JOHANNESBURG (miningweekly.com) – The core issues of what led to the Marikana killings two weeks ago should be dealt with before a peace accord is signed, the Association of Mineworkers and Construction Union (AMCU) president Joseph Mathunjwa said on Friday.
Following the death of 34 two weeks ago during a clash with the South African Police Service (SAPS) at the Lonmin Marikana mine, near Rustenburg, the government, unions and the mining company called for a peace accord.
Labour Minister Mildred Oliphant, the Council for the Conciliation, Mediation and Arbitration, the South African Council of Churches (SACC), Lonmin, the Chamber of Mines, AMCU, the National Union of Mineworkers, Solidarity and the United Association of South Africa, besides others, started meetings to broker the peace accord on Wednesday. These were expected to continue on Monday.

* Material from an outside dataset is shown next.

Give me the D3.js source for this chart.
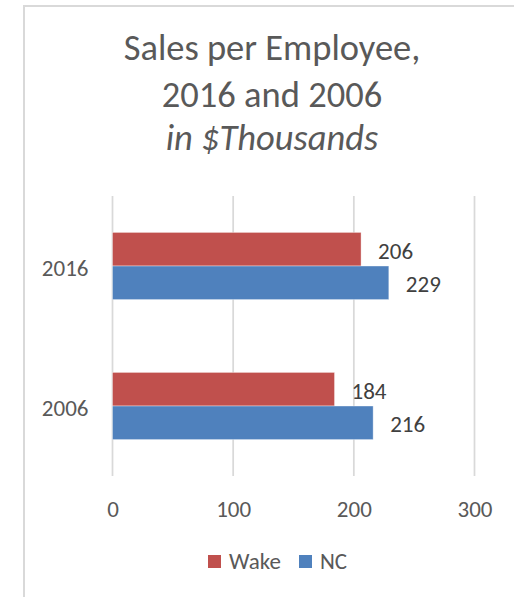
<!DOCTYPE html>
<html>
<head>
<meta charset="utf-8">
<script src="https://cdn.jsdelivr.net/npm/d3@7"></script>
<style>
    body { margin: 0; background: #fff; }
    text { font-family: Carlito, Calibri, "Open Sans", sans-serif; }
</style>
</head>
<body>
<svg id="chart"></svg>
<script>
// values
const years = ["2016", "2006"];
const wake = [206, 184];
const nc = [229, 216];
const seriesNames = ["Wake", "NC"];
const xTicks = [0, 100, 200, 300];
const titleLines = ["Sales per Employee,", "2016 and 2006", "in $Thousands"];

const colors = ["#C0504D", "#4F81BD"];

class hBar {
    margin = { top: 196, right: 40, bottom: 121, left: 112.5 }

    constructor(svg, width = 514, height = 597) {
        this.svg = d3.select(svg);
        this.width = width;
        this.height = height;
    }

    initialize() {
        this.svg.attr("width", this.width).attr("height", this.height);

        // outer chart box, right and bottom edges run off the picture
        this.svg.append("rect")
            .attr("x", 24).attr("y", 6)
            .attr("width", 600).attr("height", 700)
            .attr("fill", "#fff")
            .attr("stroke", "#d9d9d9")
            .attr("stroke-width", 2);

        this.title = this.svg.append("g");
        this.grid = this.svg.append("g");
        this.bars = this.svg.append("g");
        this.labels = this.svg.append("g");
        this.xAxis = this.svg.append("g");
        this.yAxis = this.svg.append("g");
        this.legend = this.svg.append("g");

        this.xScale = d3.scaleLinear()
            .domain([0, 300])
            .range([this.margin.left, 474.5]);

        this.yScale = d3.scaleBand()
            .domain(years)
            .range([this.margin.top, this.height - this.margin.bottom])
            .paddingInner(0.52)
            .paddingOuter(0.26);

        this.subScale = d3.scaleBand()
            .domain(seriesNames)
            .range([0, this.yScale.bandwidth()]);
    }

    update() {
        const baselines = [60, 107, 150];
        this.title.selectAll("text")
            .data(titleLines)
            .join("text")
            .attr("x", 272)
            .attr("y", (d, i) => baselines[i])
            .attr("text-anchor", "middle")
            .attr("font-size", 36.5)
            .attr("font-style", (d, i) => i === 2 ? "italic" : "normal")
            .attr("fill", "#595959")
            .text(d => d);

        // vertical gridlines
        this.grid.selectAll("line")
            .data(xTicks)
            .join("line")
            .attr("x1", d => this.xScale(d))
            .attr("x2", d => this.xScale(d))
            .attr("y1", this.margin.top)
            .attr("y2", this.height - this.margin.bottom)
            .attr("stroke", "#d9d9d9")
            .attr("stroke-width", 1.75);

        const rows = [];
        years.forEach((y, i) => {
            rows.push({ year: y, series: "Wake", value: wake[i] });
            rows.push({ year: y, series: "NC", value: nc[i] });
        });
        const color = d3.scaleOrdinal().domain(seriesNames).range(colors);

        this.bars.selectAll("rect")
            .data(rows)
            .join("rect")
            .attr("x", this.xScale(0))
            .attr("y", d => this.yScale(d.year) + this.subScale(d.series))
            .attr("width", d => this.xScale(d.value) - this.xScale(0))
            .attr("height", this.subScale.bandwidth())
            .attr("fill", d => color(d.series))
            .attr("stroke", "#fff")
            .attr("stroke-opacity", 0.5)
            .attr("stroke-width", 0.75);

        this.labels.selectAll("text")
            .data(rows)
            .join("text")
            .attr("x", d => this.xScale(d.value) + 17)
            .attr("y", d => this.yScale(d.year) + this.subScale(d.series) + this.subScale.bandwidth() / 2 + 9.5)
            .attr("font-size", 23)
            .attr("fill", "#404040")
            .text(d => d.value);

        // x axis: labels only, no line
        const xa = d3.axisBottom(this.xScale).tickValues(xTicks).tickSize(0).tickPadding(0);
        this.xAxis
            .attr("transform", `translate(0, 500)`)
            .attr("font-family", null)
            .call(xa)
            .call(g => g.select(".domain").remove())
            .selectAll("text")
            .attr("dy", "0.74em")
            .attr("font-size", 23)
            .attr("fill", "#595959");

        const ya = d3.axisLeft(this.yScale).tickSize(0).tickPadding(24);
        this.yAxis
            .attr("transform", `translate(${this.margin.left}, 0)`)
            .attr("font-family", null)
            .call(ya)
            .call(g => g.select(".domain").remove())
            .selectAll("text")
            .attr("dy", "0.45em")
            .attr("font-size", 23)
            .attr("fill", "#595959");
        this.xAxis.attr("font-family", null);
        this.yAxis.attr("font-family", null);

        // legend
        const items = this.legend.selectAll("g")
            .data(seriesNames)
            .join("g")
            .attr("transform", (d, i) => `translate(${[208, 299][i]}, 555)`);
        items.append("rect")
            .attr("width", 13).attr("height", 13)
            .attr("fill", d => color(d));
        items.append("text")
            .attr("x", 21).attr("y", 13.5)
            .attr("font-size", 23)
            .attr("fill", "#595959")
            .text(d => d);
    }
}

const chart = new hBar("#chart");
chart.initialize();
chart.update();
</script>
</body>
</html>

However, AMCU said it was concerned that a peace accord was being pursued without a focus on the demands of the striking workers and claimed that Lonmin would not engage employees without an accord in place.
The striking workers reportedly stated that they would not return to work until their demands of a minimum basic salary of R12 500 have been met.
Lonmin on Friday reported that the attendance of its workers across all the mines shaft's fell to 5.7%.
Further, Mathunjwa believed that, unless a centralised bargaining structure dealt with the underlying social issues in the mining community and aimed to eradicate poverty, instead of supporting an unequal pay structure, the implementation of collective bargaining would not be successful in the platinum sector. He pointed to the deep divide between the salaries of top management and the salaries of general workers, and the system favouring the employers and not the workers.
A centralised bargaining system was currently at work within the gold-mining and coal-mining industries, which the union said did not work for the communities, as it was not improving their social conditions.
Mathunjwa commented that the striking workers were not interested in signing the peace accord, as “they were not at war with anyone”. AMCU noted in its presentation to the media that, if a peace accord was required, it should remain between the workers, the company and the police services, as the unions were not clashing.
He further criticised the way the peace accord process was proceeding, describing it as a “power play” between the parties, and said that the SACC saw it as “divide and rule” tactic used by the old apartheid government in oppressing the nation.
While AMCU was initially involved in the proceedings, Mathunjwa said the union was excluded in the final meeting after not being called to return after the discussions were adjourned on Thursday.
Webber Wentzel head of Africa mining and energy projects Peter Leon said on Thursday that the events that unfolded at Lonmin’s mine should result in a closer look at the current state of the South African mining industry and how to build a better, more inclusive and sustainable industry.